Collected material
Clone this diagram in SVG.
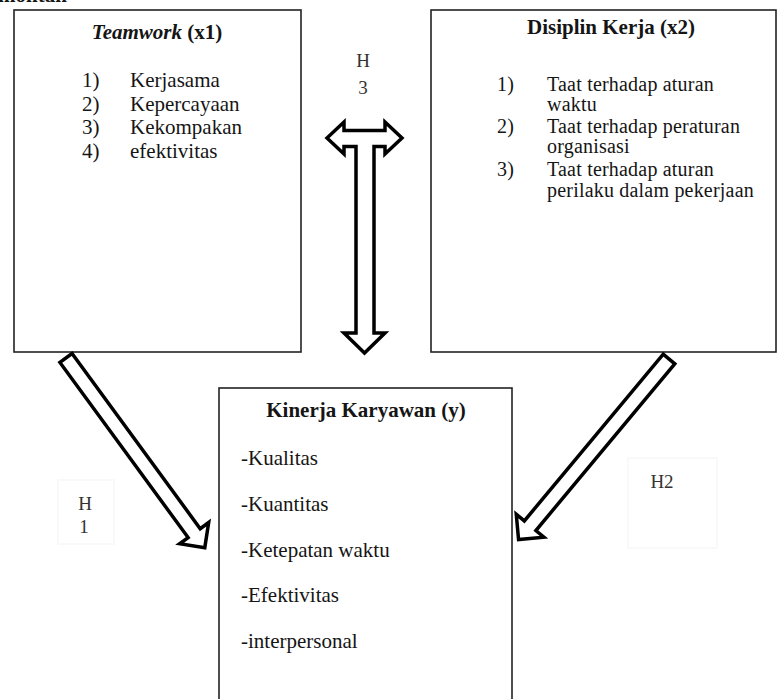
<svg xmlns="http://www.w3.org/2000/svg" width="778" height="699" viewBox="0 0 778 699">
<style>
  .box { fill: #ffffff; stroke: #222222; stroke-width: 1.6; }
  .faint { fill: none; stroke: #f3f3f3; stroke-width: 1; }
  .t { font-family: "Liberation Serif", "Times New Roman", serif; font-size: 21px; fill: #151515; }
  .s { font-size: 20px; letter-spacing: 0.2px; }
  .b { font-weight: bold; }
  .lbl { font-family: "Liberation Serif", "Times New Roman", serif; font-size: 19px; fill: #333333; text-anchor: middle; }
  .arrow { fill: #ffffff; stroke: #000000; stroke-width: 3.5; stroke-linejoin: miter; }
</style>
<rect x="0" y="0" width="778" height="699" fill="#ffffff"/>
<text class="t b" x="-2" y="2">montan</text>

<g id="node-teamwork">
  <rect class="box" x="14" y="10" width="287" height="342"/>
  <text class="t b" x="157" y="39" text-anchor="middle"><tspan font-style="italic">Teamwork</tspan> (x1)</text>
  <text class="t" x="82" y="87">1)</text><text class="t" x="130" y="87">Kerjasama</text>
  <text class="t" x="82" y="111">2)</text><text class="t" x="130" y="111">Kepercayaan</text>
  <text class="t" x="82" y="134">3)</text><text class="t" x="130" y="134">Kekompakan</text>
  <text class="t" x="82" y="158">4)</text><text class="t" x="130" y="158">efektivitas</text>
</g>

<g id="node-disiplin">
  <rect class="box" x="431" y="10" width="345" height="342"/>
  <text class="t b" x="611" y="34" text-anchor="middle">Disiplin Kerja (x2)</text>
  <text class="t s" x="497" y="91">1)</text><text class="t s" x="547" y="91">Taat terhadap aturan</text>
  <text class="t s" x="547" y="111">waktu</text>
  <text class="t s" x="497" y="133">2)</text><text class="t s" x="547" y="133">Taat terhadap peraturan</text>
  <text class="t s" x="547" y="153">organisasi</text>
  <text class="t s" x="497" y="176">3)</text><text class="t s" x="547" y="176">Taat terhadap aturan</text>
  <text class="t s" x="547" y="197">perilaku dalam pekerjaan</text>
</g>

<g id="node-kinerja">
  <rect class="box" x="219" y="388" width="293" height="340"/>
  <text class="t b" x="366" y="417" text-anchor="middle">Kinerja Karyawan (y)</text>
  <text class="t" x="241" y="465">-Kualitas</text>
  <text class="t" x="241" y="511">-Kuantitas</text>
  <text class="t" x="241" y="557">-Ketepatan waktu</text>
  <text class="t" x="241" y="602">-Efektivitas</text>
  <text class="t" x="241" y="648">-interpersonal</text>
</g>

<g id="connectors">
  <path class="arrow" d="M327,138 L344,122 L344,130.5 L385,130.5 L385,122 L402,138 L385,154 L385,146.5 L374,146.5 L374,333 L385,333 L364.5,353 L344,333 L356,333 L356,146.5 L344,146.5 L344,154 Z"/>
  <path class="arrow" transform="translate(66,358) rotate(53.8)" d="M0,-7.5 L217,-7.5 L217,-18 L235,0 L217,18 L217,7.5 L0,7.5 Z"/>
  <path class="arrow" transform="translate(669,359) rotate(129.8)" d="M0,-7.5 L217,-7.5 L217,-18 L235,0 L217,18 L217,7.5 L0,7.5 Z"/>
</g>

<g id="label-h3">
  <text class="lbl" x="363" y="67">H</text>
  <text class="lbl" x="363" y="94">3</text>
</g>
<g id="label-h1">
  <rect class="faint" x="58" y="480" width="56" height="64"/>
  <text class="lbl" x="85" y="510">H</text>
  <text class="lbl" x="84" y="533" font-size="15">1</text>
</g>
<g id="label-h2">
  <rect class="faint" x="628" y="458" width="89" height="90"/>
  <text class="lbl" x="662" y="488">H2</text>
</g>
</svg>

Direction
All of the data needs repeating exactly, but the pictures do not.

Response to this task
Clone this diagram in SVG.
<svg xmlns="http://www.w3.org/2000/svg" width="778" height="699" viewBox="0 0 778 699">
<style>
  .box { fill: #ffffff; stroke: #222222; stroke-width: 1.6; }
  .faint { fill: none; stroke: #f3f3f3; stroke-width: 1; }
  .t { font-family: "Liberation Serif", "Times New Roman", serif; font-size: 21px; fill: #151515; }
  .s { font-size: 20px; letter-spacing: 0.2px; }
  .b { font-weight: bold; }
  .lbl { font-family: "Liberation Serif", "Times New Roman", serif; font-size: 19px; fill: #333333; text-anchor: middle; }
  .arrow { fill: #ffffff; stroke: #000000; stroke-width: 3.5; stroke-linejoin: miter; }
</style>
<rect x="0" y="0" width="778" height="699" fill="#ffffff"/>
<text class="t b" x="-2" y="2">montan</text>

<g id="node-teamwork">
  <rect class="box" x="14" y="10" width="287" height="342"/>
  <text class="t b" x="157" y="39" text-anchor="middle"><tspan font-style="italic">Teamwork</tspan> (x1)</text>
  <text class="t" x="82" y="87">1)</text><text class="t" x="130" y="87">Kerjasama</text>
  <text class="t" x="82" y="111">2)</text><text class="t" x="130" y="111">Kepercayaan</text>
  <text class="t" x="82" y="134">3)</text><text class="t" x="130" y="134">Kekompakan</text>
  <text class="t" x="82" y="158">4)</text><text class="t" x="130" y="158">efektivitas</text>
</g>

<g id="node-disiplin">
  <rect class="box" x="431" y="10" width="345" height="342"/>
  <text class="t b" x="611" y="34" text-anchor="middle">Disiplin Kerja (x2)</text>
  <text class="t s" x="497" y="91">1)</text><text class="t s" x="547" y="91">Taat terhadap aturan</text>
  <text class="t s" x="547" y="111">waktu</text>
  <text class="t s" x="497" y="133">2)</text><text class="t s" x="547" y="133">Taat terhadap peraturan</text>
  <text class="t s" x="547" y="153">organisasi</text>
  <text class="t s" x="497" y="176">3)</text><text class="t s" x="547" y="176">Taat terhadap aturan</text>
  <text class="t s" x="547" y="197">perilaku dalam pekerjaan</text>
</g>

<g id="node-kinerja">
  <rect class="box" x="219" y="388" width="293" height="340"/>
  <text class="t b" x="366" y="417" text-anchor="middle">Kinerja Karyawan (y)</text>
  <text class="t" x="241" y="465">-Kualitas</text>
  <text class="t" x="241" y="511">-Kuantitas</text>
  <text class="t" x="241" y="557">-Ketepatan waktu</text>
  <text class="t" x="241" y="602">-Efektivitas</text>
  <text class="t" x="241" y="648">-interpersonal</text>
</g>

<g id="connectors">
  <path class="arrow" d="M327,138 L344,122 L344,130.5 L385,130.5 L385,122 L402,138 L385,154 L385,146.5 L374,146.5 L374,333 L385,333 L364.5,353 L344,333 L356,333 L356,146.5 L344,146.5 L344,154 Z"/>
  <path class="arrow" transform="translate(66,358) rotate(53.8)" d="M0,-7.5 L217,-7.5 L217,-18 L235,0 L217,18 L217,7.5 L0,7.5 Z"/>
  <path class="arrow" transform="translate(669,359) rotate(129.8)" d="M0,-7.5 L217,-7.5 L217,-18 L235,0 L217,18 L217,7.5 L0,7.5 Z"/>
</g>

<g id="label-h3">
  <text class="lbl" x="363" y="67">H</text>
  <text class="lbl" x="363" y="94">3</text>
</g>
<g id="label-h1">
  <rect class="faint" x="58" y="480" width="56" height="64"/>
  <text class="lbl" x="85" y="510">H</text>
  <text class="lbl" x="84" y="533" font-size="15">1</text>
</g>
<g id="label-h2">
  <rect class="faint" x="628" y="458" width="89" height="90"/>
  <text class="lbl" x="662" y="488">H2</text>
</g>
</svg>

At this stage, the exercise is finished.